start

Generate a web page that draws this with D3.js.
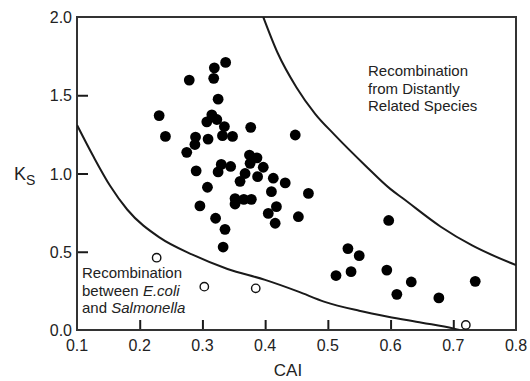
<!DOCTYPE html>
<html>
<head>
<meta charset="utf-8">
<script src="https://cdn.jsdelivr.net/npm/d3@7"></script>
<style>
  html, body { margin: 0; padding: 0; background: #fff; }
  svg { display: block; font-family: "Liberation Sans", Arial, Helvetica, sans-serif; }
</style>
</head>
<body>
<svg id="chart" width="530" height="381"></svg>
<script>
// ---- data (CAI, Ks) ----
const filledPoints = [
  [0.337,1.71],[0.319,1.675],[0.279,1.597],[0.318,1.608],[0.325,1.475],[0.231,1.37],
  [0.307,1.33],[0.315,1.375],[0.323,1.345],[0.335,1.30],[0.377,1.295],[0.241,1.237],
  [0.289,1.233],[0.309,1.22],[0.332,1.242],[0.348,1.237],[0.288,1.185],[0.275,1.135],
  [0.448,1.246],
  [0.29,1.017],[0.308,0.912],[0.296,0.793],[0.325,1.01],[0.33,1.058],[0.345,1.045],
  [0.36,0.95],[0.352,0.84],[0.352,0.805],[0.366,0.835],[0.378,0.835],[0.375,1.118],
  [0.376,1.065],[0.387,1.10],[0.397,1.04],[0.368,1.0],[0.388,0.98],[0.413,0.97],
  [0.432,0.94],[0.41,0.884],[0.469,0.873],[0.418,0.788],[0.405,0.745],[0.453,0.724],
  [0.416,0.682],[0.321,0.714],[0.336,0.643],[0.333,0.53],
  [0.597,0.70],[0.532,0.52],[0.55,0.475],[0.513,0.348],[0.537,0.373],[0.594,0.383],
  [0.633,0.307],[0.61,0.228],[0.677,0.205],[0.735,0.311]
];
const openPoints = [[0.227,0.462],[0.303,0.277],[0.385,0.266],[0.72,0.032]];
const upperBoundary = [
  [0.397,2.0],[0.42,1.77],[0.45,1.55],[0.48,1.38],[0.51,1.25],[0.56,1.05],
  [0.60,0.90],[0.62,0.84],[0.68,0.66],[0.73,0.54],[0.80,0.415]
];
const lowerBoundary = [
  [0.1,1.31],[0.126,1.11],[0.153,0.92],[0.18,0.77],[0.232,0.59],[0.285,0.48],
  [0.34,0.39],[0.40,0.32],[0.453,0.245],[0.495,0.18],[0.55,0.123],[0.596,0.085],
  [0.65,0.047],[0.70,0.01],[0.71,0.0]
];
const xTicks = [0.1,0.2,0.3,0.4,0.5,0.6,0.7,0.8];
const yTicks = [0.0,0.5,1.0,1.5,2.0];
const labelDistant = ["Recombination","from Distantly","Related Species"];

// ---- layout ----
const svg = d3.select("#chart");
const x = d3.scaleLinear().domain([0.1,0.8]).range([77,516]);
const y = d3.scaleLinear().domain([0,2]).range([330,17]);
const ink = "#1a1a1a";

svg.append("defs").append("clipPath").attr("id","plotclip")
  .append("rect").attr("x",x(0.1)).attr("y",y(2)).attr("width",x(0.8)-x(0.1)).attr("height",y(0)-y(2));

// axes with inward ticks
const xAxis = svg.append("g").attr("transform",`translate(0,${y(0)})`)
  .call(d3.axisTop(x).tickValues(xTicks.slice(1,-1)).tickSize(10).tickFormat(""));
xAxis.select(".domain").remove();
xAxis.selectAll("line").attr("stroke",ink).attr("stroke-width",2);

const yAxis = svg.append("g").attr("transform",`translate(${x(0.1)},0)`)
  .call(d3.axisRight(y).tickValues(yTicks.slice(1,-1)).tickSize(11).tickFormat(""));
yAxis.select(".domain").remove();
yAxis.selectAll("line").attr("stroke",ink).attr("stroke-width",2);

// tick labels
svg.append("g").selectAll("text").data(xTicks).join("text")
  .attr("x",d=>x(d)).attr("y",351).attr("text-anchor","middle")
  .attr("font-size",16).attr("fill","#222").text(d=>d3.format(".1f")(d));
svg.append("g").selectAll("text").data(yTicks).join("text")
  .attr("x",72).attr("y",d=>y(d)+6).attr("text-anchor","end")
  .attr("font-size",16).attr("fill","#222").text(d=>d3.format(".1f")(d));

// frame
svg.append("rect").attr("x",x(0.1)).attr("y",y(2))
  .attr("width",x(0.8)-x(0.1)).attr("height",y(0)-y(2))
  .attr("fill","none").attr("stroke","#333").attr("stroke-width",2);

// boundary curves
const line = d3.line().x(d=>x(d[0])).y(d=>y(d[1])).curve(d3.curveMonotoneX);
const curves = svg.append("g").attr("clip-path","url(#plotclip)");
curves.append("path").datum(upperBoundary).attr("d",line)
  .attr("fill","none").attr("stroke",ink).attr("stroke-width",2);
curves.append("path").datum(lowerBoundary).attr("d",line)
  .attr("fill","none").attr("stroke",ink).attr("stroke-width",2);

// points
svg.append("g").selectAll("circle").data(filledPoints).join("circle")
  .attr("cx",d=>x(d[0])).attr("cy",d=>y(d[1])).attr("r",5.4).attr("fill","#000");
svg.append("g").selectAll("circle").data(openPoints).join("circle")
  .attr("cx",d=>x(d[0])).attr("cy",d=>y(d[1])).attr("r",4.2)
  .attr("fill","#fff").attr("stroke","#111").attr("stroke-width",1.4);

// annotations
const t1 = svg.append("text").attr("font-size",15).attr("fill","#222");
labelDistant.forEach((s,i)=>{
  t1.append("tspan").attr("x",368).attr("y",76+i*17.5).text(s);
});
const t2 = svg.append("text").attr("font-size",15).attr("fill","#222");
t2.append("tspan").attr("x",82).attr("y",278).text("Recombination");
const l2 = t2.append("tspan").attr("x",82).attr("y",295.7);
l2.append("tspan").text("between ");
l2.append("tspan").attr("font-style","italic").text("E.coli");
const l3 = t2.append("tspan").attr("x",82).attr("y",313.4);
l3.append("tspan").text("and ");
l3.append("tspan").attr("font-style","italic").text("Salmonella");

// axis titles
svg.append("text").attr("x",288).attr("y",376).attr("text-anchor","middle")
  .attr("font-size",17).attr("fill","#222").text("CAI");
const ks = svg.append("text").attr("x",14).attr("y",180).attr("font-size",18).attr("fill","#222");
ks.append("tspan").text("K");
ks.append("tspan").attr("font-size",14).attr("dy",5).text("S");
</script>
</body>
</html>
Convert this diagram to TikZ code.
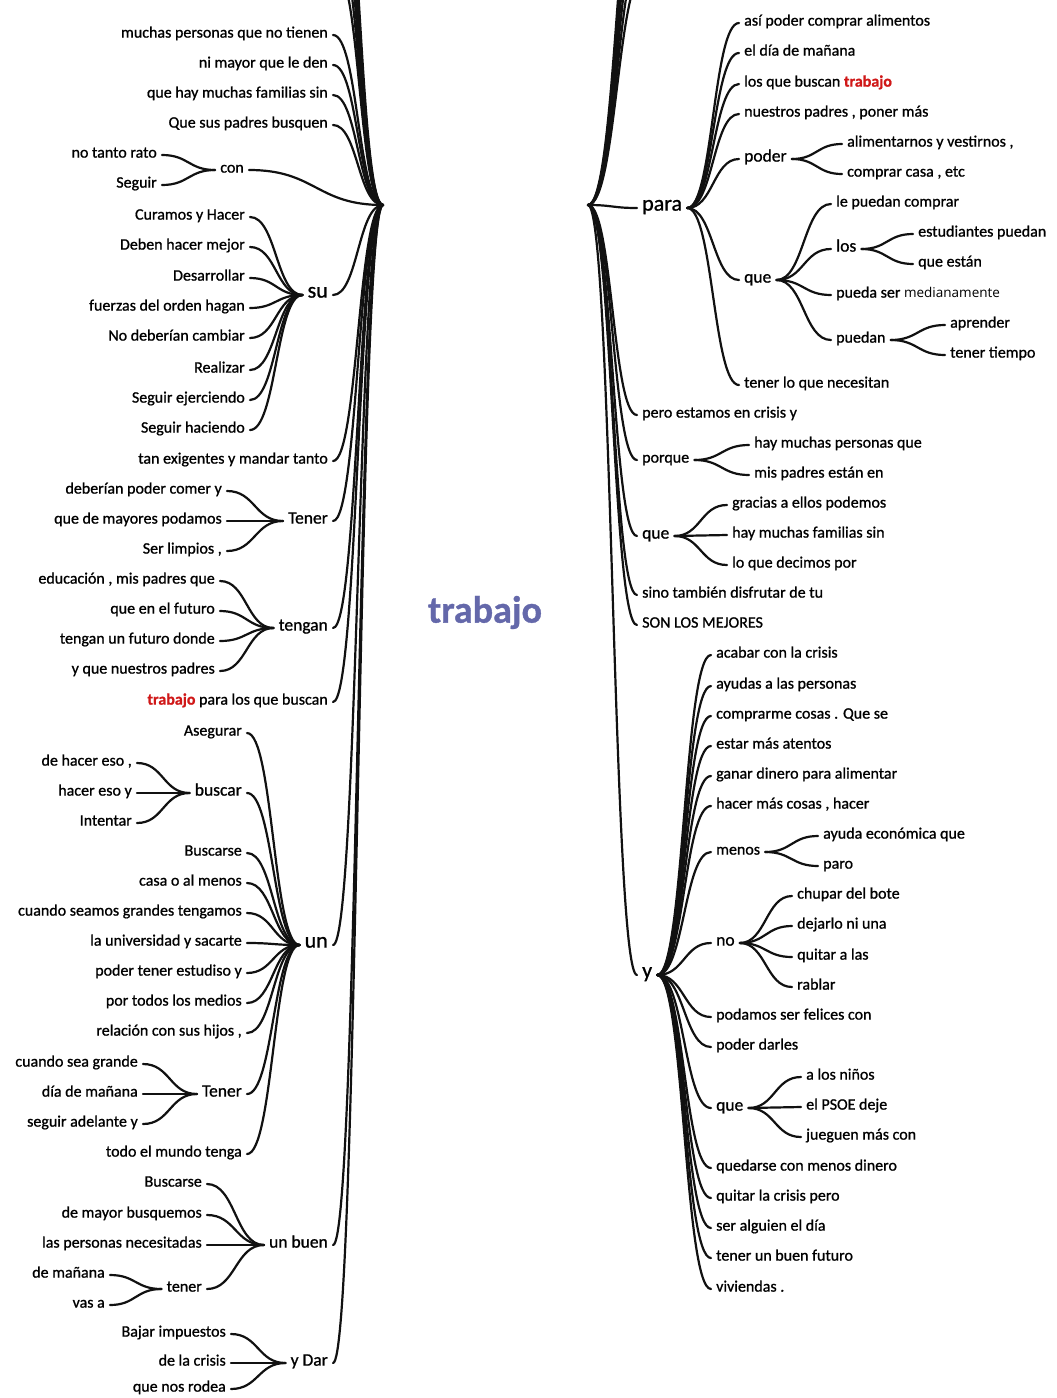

end

(Stated task):
Check every line of the listing for the string "with" and report how many lines have it, as a number alone.

(Task response):
2